## Instructions for the task:
Without the pictures, output the lines of the material from the very first through the one that holds "inner sep=0pt, anchor=base]".
** start of Information shown **
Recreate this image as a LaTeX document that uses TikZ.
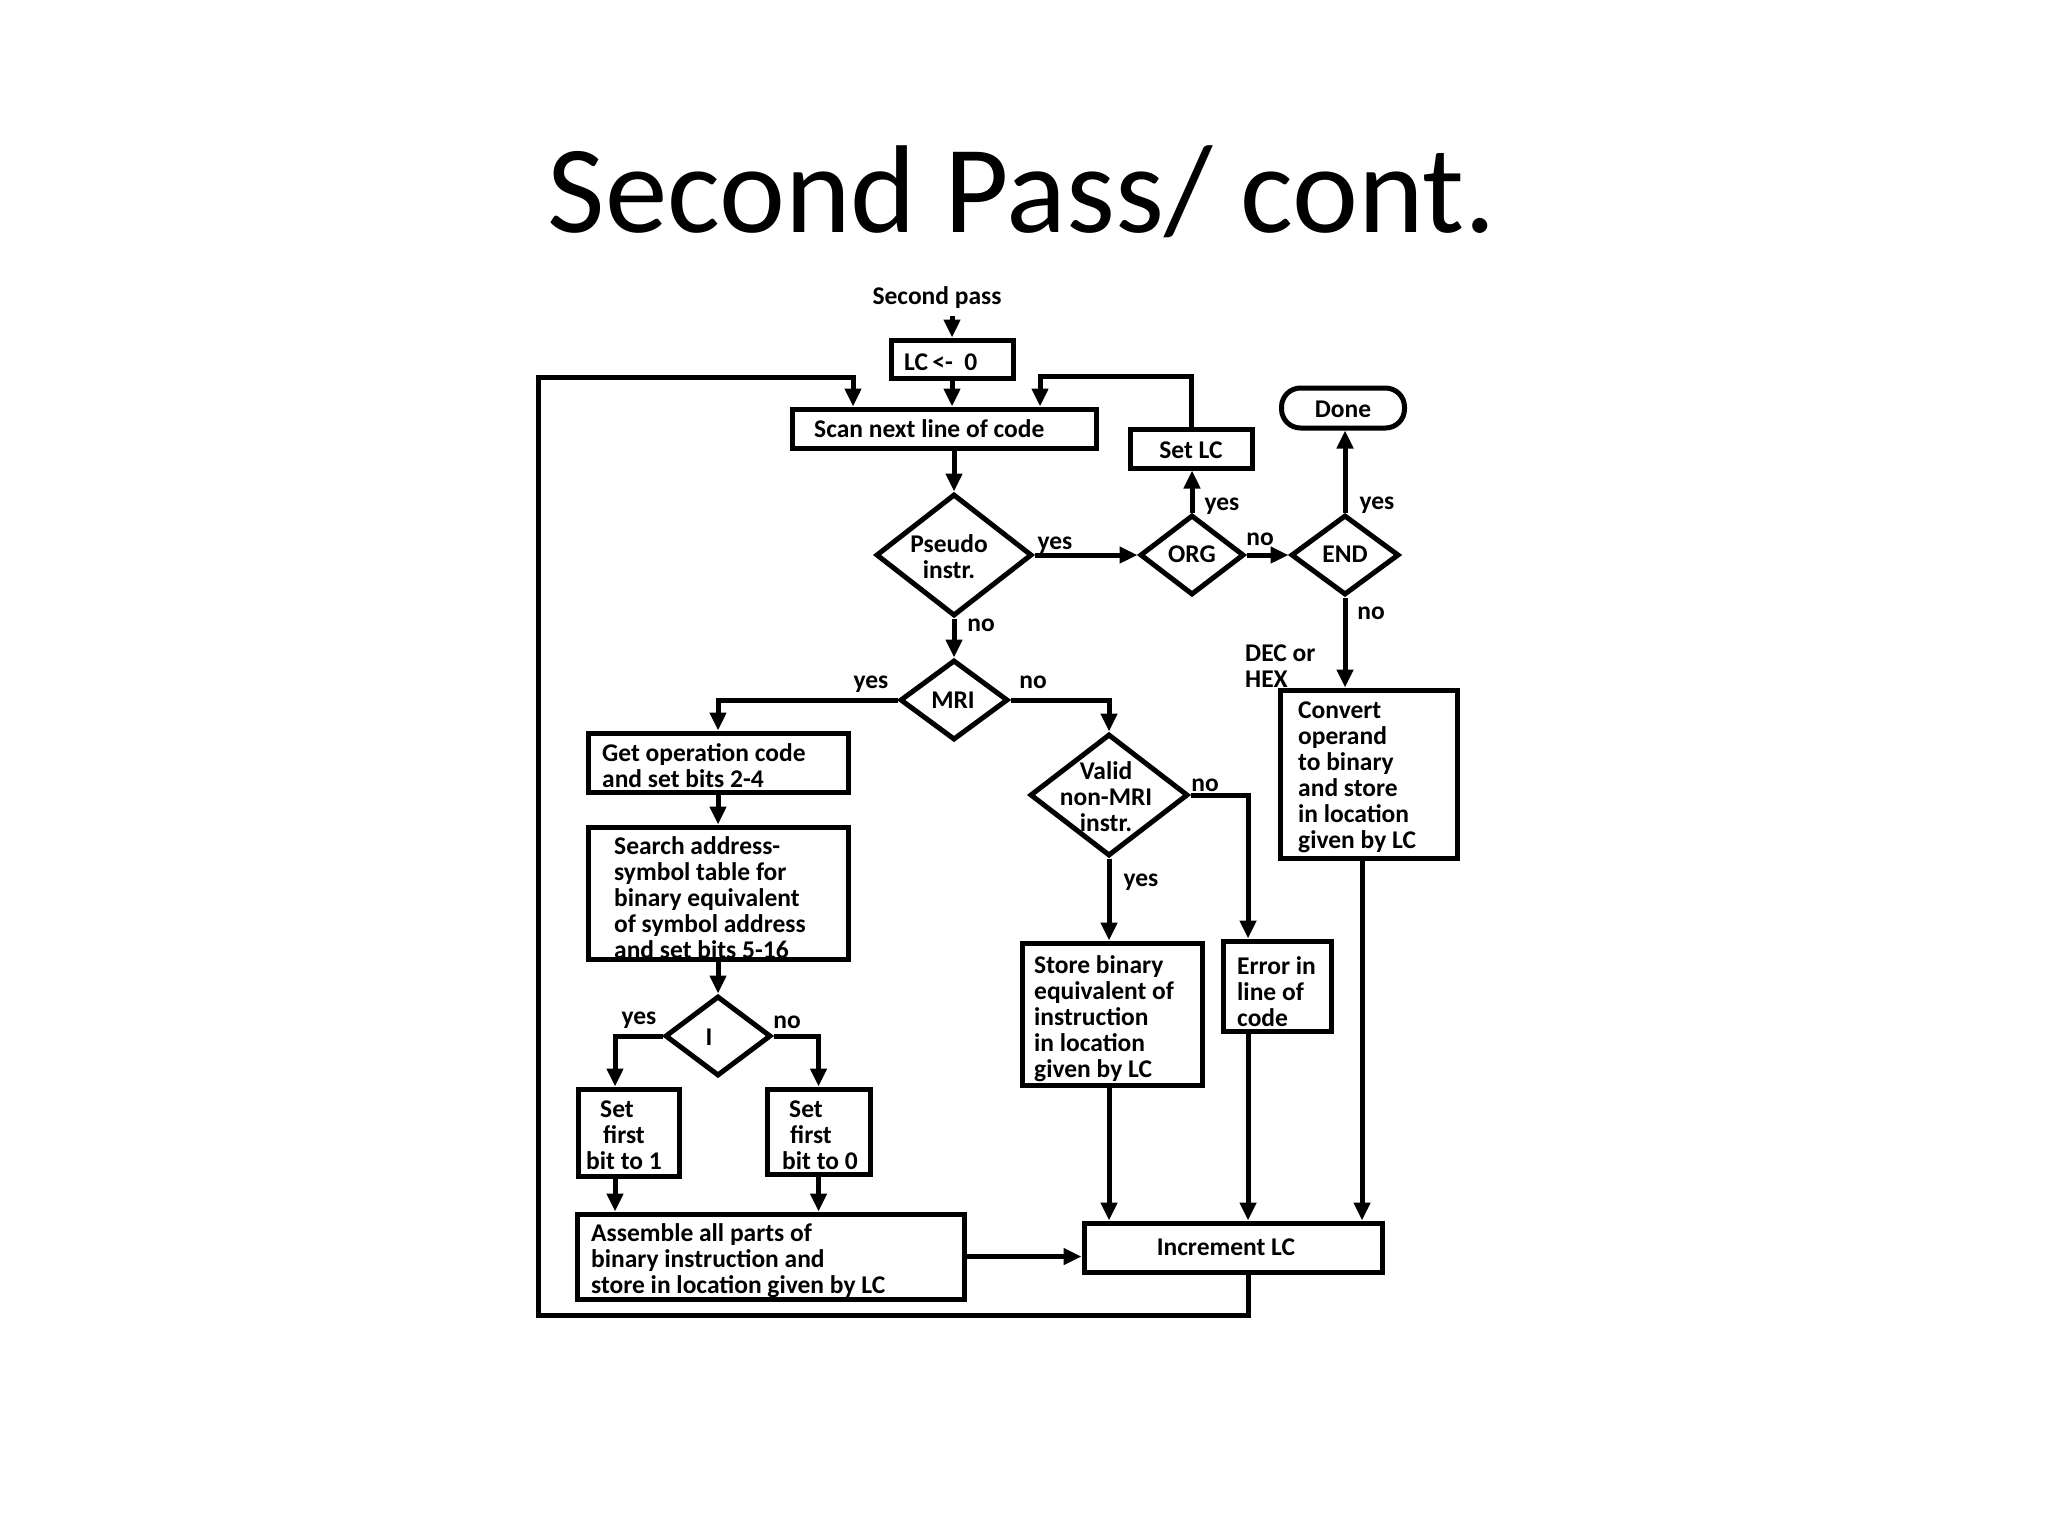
\documentclass[tikz,border=0pt]{standalone}
\usepackage{fontspec}
\setmainfont{Carlito}
\usetikzlibrary{shapes.geometric,arrows.meta,calc}
\newcommand\bodyf{\fontsize{25.5}{26}\selectfont\bfseries}
\tikzset{
  ln/.style={line width=5pt},
  box/.style={draw, ln, rectangle, inner sep=0pt},
  dia/.style={draw, ln, diamond, inner sep=0pt},
  txt/.style={font=\bodyf, inner sep=0pt, align=left},
  ctxt/.style={font=\bodyf, inner sep=0pt, align=center},
  arr/.style={ln, -{Triangle[length=18pt,width=16pt]}},
  con/.style={ln},
}
\begin{document}
\begin{tikzpicture}[x=1pt,y=-1pt]
\useasboundingbox (0,0) rectangle (2048,1536);
% title
\node[font=\fontsize{125}{150}\selectfont, inner sep=0pt, anchor=base] (title) at (1022,232) {Second Pass/ cont.};

% boxes
\node[box, minimum width=122, minimum height=38] (lc) at (952,359) {};
\node[box, minimum width=304, minimum height=39] (scan) at (944,428.5) {};
\node[box, minimum width=122, minimum height=39] (setlc) at (1191,448.5) {};
\node[box, minimum width=123, minimum height=40, rounded corners=19pt] (done) at (1343,408) {};
\node[box, minimum width=260, minimum height=59] (getop) at (718,762.5) {};
\node[box, minimum width=260, minimum height=132] (search) at (718,893) {};
\node[box, minimum width=180, minimum height=142] (store) at (1112,1014) {};
\node[box, minimum width=108, minimum height=90] (error) at (1277,986) {};
\node[box, minimum width=177, minimum height=168] (convert) at (1368.5,774) {};
\node[box, minimum width=101, minimum height=87] (set1) at (628.5,1132.5) {};
\node[box, minimum width=103, minimum height=85] (set0) at (818.5,1131.5) {};
\node[box, minimum width=387, minimum height=85] (assemble) at (770.5,1256.5) {};
\node[box, minimum width=298, minimum height=49] (incr) at (1233,1247.5) {};

% diamonds
\node[dia, minimum width=156, minimum height=122] (pseudo) at (954,555) {};
\node[dia, minimum width=104, minimum height=80] (org) at (1192,555) {};
\node[dia, minimum width=108, minimum height=80] (end) at (1345,555) {};
\node[dia, minimum width=108, minimum height=80] (mri) at (954,700) {};
\node[dia, minimum width=158, minimum height=122] (valid) at (1109,795) {};
\node[dia, minimum width=106, minimum height=80] (idia) at (718,1036) {};

% texts (base anchor = baseline of the last line)
\node[txt, anchor=base] (sptxt) at (937,304) {Second pass};
\node[txt, anchor=base west] (lctxt) at (904,370) {LC\,<-\ \ 0};
\node[txt, anchor=base west] (scantxt) at (814,437) {Scan next line of code};
\node[txt, anchor=base] (setlctxt) at (1191,458) {Set LC};
\node[txt, anchor=base] (donetxt) at (1343,417) {Done};
\node[ctxt, anchor=base] (pseudotxt) at (949,578) {Pseudo\\instr.};
\node[txt, anchor=base] (orgtxt) at (1192,562) {ORG};
\node[txt, anchor=base] (endtxt) at (1345,562) {END};
\node[txt, anchor=base] (mritxt) at (953,708) {MRI};
\node[ctxt, anchor=base] (validtxt) at (1106,831) {Valid\\non-MRI\\instr.};
\node[txt, anchor=base] (itxt) at (709,1045) {I};
\node[txt, anchor=base west] (getoptxt) at (602,787) {Get operation code\\and set bits 2-4};
\node[txt, anchor=base west] (searchtxt) at (614,958) {Search address-\\symbol table for\\binary equivalent\\of symbol address\\and set bits 5-16};
\node[txt, anchor=base west] (storetxt) at (1034,1077) {Store binary\\equivalent of\\instruction\\in location\\given by LC};
\node[txt, anchor=base west] (errortxt) at (1237,1026) {Error in\\line of\\code};
\node[txt, anchor=base west] (converttxt) at (1298,848) {Convert\\operand\\to binary\\and store\\in location\\given by LC};
\node[txt, anchor=base west] (dectxt) at (1245,687) {DEC or\\HEX};
\node[txt, anchor=base west] (set1txt) at (586,1169) {\hspace*{14pt}Set\\\hspace*{17pt}first\\bit to 1};
\node[txt, anchor=base west] (set0txt) at (782,1169) {\hspace*{7pt}Set\\\hspace*{8pt}first\\bit to 0};
\node[txt, anchor=base west] (asmtxt) at (591,1293) {Assemble all parts of\\binary instruction and\\store in location given by LC};
\node[txt, anchor=base] (incrtxt) at (1226,1255) {Increment LC};

% branch labels
\node[txt, anchor=base] (l1) at (1055,549) {yes};
\node[txt, anchor=base] (l2) at (981,631) {no};
\node[txt, anchor=base] (l3) at (1222,510) {yes};
\node[txt, anchor=base] (l4) at (1260,545) {no};
\node[txt, anchor=base] (l5) at (1377,509) {yes};
\node[txt, anchor=base] (l6) at (1371,619) {no};
\node[txt, anchor=base] (l7) at (871,688) {yes};
\node[txt, anchor=base] (l8) at (1033,688) {no};
\node[txt, anchor=base] (l9) at (1205,791) {no};
\node[txt, anchor=base] (l10) at (1141,886) {yes};
\node[txt, anchor=base] (l11) at (639,1024) {yes};
\node[txt, anchor=base] (l12) at (787,1028) {no};

% helper coordinates
\coordinate (j1) at (1040,376);
\coordinate (lb) at (538,1315);
\coordinate (lt) at (853,377);
\coordinate (xs1) at (615,0);
\coordinate (xe) at (1248,0);
\coordinate (xc) at (1362,0);

% connectors
\draw[arr] (sptxt.south -| lc.north) ++(0,8) -- (lc.north);
\draw[arr] (lc.south) -- (lc.south |- scan.north);
\draw[arr] (scan.south -| pseudo.north) -- (pseudo.north);
\draw[arr] (pseudo.east) -- (org.west);
\draw[arr] (org.north) -- (org.north |- setlc.south);
\draw[arr] (setlc.north) |- (j1) -- (j1 |- scan.north);
\draw[arr] (org.east) -- (end.west);
\draw[arr] (end.north) -- (end.north |- done.south);
\draw[arr] (end.south) -- (end.south |- convert.north);
\draw[arr] (pseudo.south) -- (mri.north);
\draw[arr] (mri.west) -| (getop.north);
\draw[arr] (getop.south) -- (search.north);
\draw[arr] (search.south) -- (idia.north);
\draw[arr] (idia.west) -| (xs1 |- set1.north);
\draw[arr] (idia.east) -| (set0.north);
\draw[arr] (xs1 |- set1.south) -- (xs1 |- assemble.north);
\draw[arr] (set0.south) -- (set0.south |- assemble.north);
\draw[arr] (assemble.east) -- (assemble.east -| incr.west);
\draw[arr] (mri.east) -| (valid.north);
\draw[arr] (valid.south) -- (valid.south |- store.north);
\draw[arr] (valid.east) -| (xe |- error.north);
\draw[arr] (valid.south |- store.south) -- (valid.south |- incr.north);
\draw[arr] (xe |- error.south) -- (xe |- incr.north);
\draw[arr] (xc |- convert.south) -- (xc |- incr.north);
\draw[arr] (xe |- incr.south) |- (lb) |- (lt) -- (lt |- scan.north);
\end{tikzpicture}
\end{document}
** end of Information shown **
## Response:
Recreate this image as a LaTeX document that uses TikZ.
\documentclass[tikz,border=0pt]{standalone}
\usepackage{fontspec}
\setmainfont{Carlito}
\usetikzlibrary{shapes.geometric,arrows.meta,calc}
\newcommand\bodyf{\fontsize{25.5}{26}\selectfont\bfseries}
\tikzset{
  ln/.style={line width=5pt},
  box/.style={draw, ln, rectangle, inner sep=0pt},
  dia/.style={draw, ln, diamond, inner sep=0pt},
  txt/.style={font=\bodyf, inner sep=0pt, align=left},
  ctxt/.style={font=\bodyf, inner sep=0pt, align=center},
  arr/.style={ln, -{Triangle[length=18pt,width=16pt]}},
  con/.style={ln},
}
\begin{document}
\begin{tikzpicture}[x=1pt,y=-1pt]
\useasboundingbox (0,0) rectangle (2048,1536);
% title
\node[font=\fontsize{125}{150}\selectfont, inner sep=0pt, anchor=base] (title) at (1022,232) {Second Pass/ cont.};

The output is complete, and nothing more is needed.